“It is from his having taken so many models that he became himself a model for all succeeding painters: always imitating and always original.” Sir Joshua Reynolds.
Raphael was born in Urbino. His father was highly influential on his son’s painting but after his death when Raphael was only 11, Pietro Perrugino probably became his biggest influence. Raphael worked in Tuscany and Umbria and was an independent artist by 1500. One of his first major commissions was the ‘Coronation of St. Nicholas of Tolentino’ (1500-1501) for S. Agostino, Città di Castello.
From 1504 to 1508 Raphael worked mainly in Florence. His work became grander in scale, possibly due to the influence of Leonardo and Michelangelo. At this time he began to paint about religious themes such as ‘Ansidei Madonna’ (1505) and Madonna del Baldacchino’ (1505). In 1508 Raphael’s reputation was such that an invitation was extended to him from Pope Julius II to paint frescos in the Vatican. The Stanza della Segnatura was completed in 1511 and after its completion Raphael was commissioned to do two more apartments. By 1514, however, he was so in demand that an assistant was needed, Giulio Romano, to help with his work.
A huge number of elaborate works were completed or guided by Raphael. His work in the Vatican is a triumph, in the painting ‘The School of Athens’ (1509), he depicts the philosophers Plato and Aristotle set in a dramatic architectural context, while in ‘Disputà’ (1510?) the doctors of the church appear while the saints and martyrs stand above the Trinity. These paintings are marked by their huge scale and also the gracefulness with which they were executed. In ‘Galatea’ (1511-1512) Raphael produced his most accomplished work for this wall fresco in the Villa Farnesina. As well as frescoes, many of his projects involved designing everything from the sculpture, the stucco work, the mosaic and the architecture. He also painted many portraits, including the ‘Baldassare Castiglione’ (c.1515) and the ‘Sistine Madonna’ (c.1512-1514). He showed a great mastery of subtle characterisation and was skilled in his use of rich colours. In 1514 Raphael became architect to St. Peter’s and, besides Bramante, stands as one of the greatest High Renaissance artists.

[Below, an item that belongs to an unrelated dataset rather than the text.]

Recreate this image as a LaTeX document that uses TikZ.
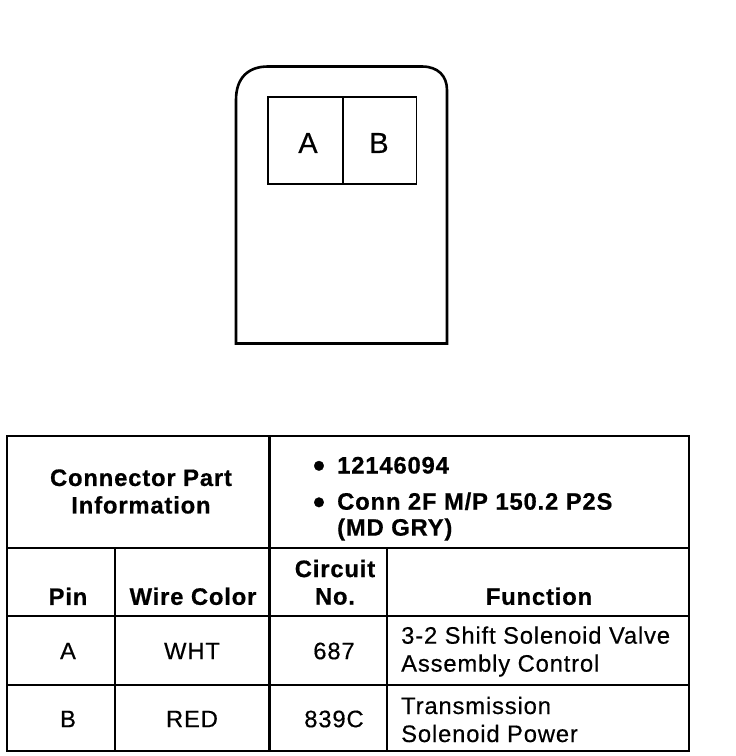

Upon his death, the Pope was said to have been greatly upset; he said he was considering making Raphael a cardinal. The body of work he left was impressive, though it is difficult to assess which were produced solely by him without the help of assistants. Yet until the late 19th Century he was regarded as the finest artist to have lived. His reputation lies in his ability to express the basic doctrines of the Christian Church through figures that have a physical beauty worthy of Greek and Roman classical antiquity. He became the authority on painting techniques only to be used as a figure of revolt by the Pre-Raphaelites. His classical paintings are seen as some of the finest ever created and his work proved inspirational to such artists as Carracci, Poussin and Ingres.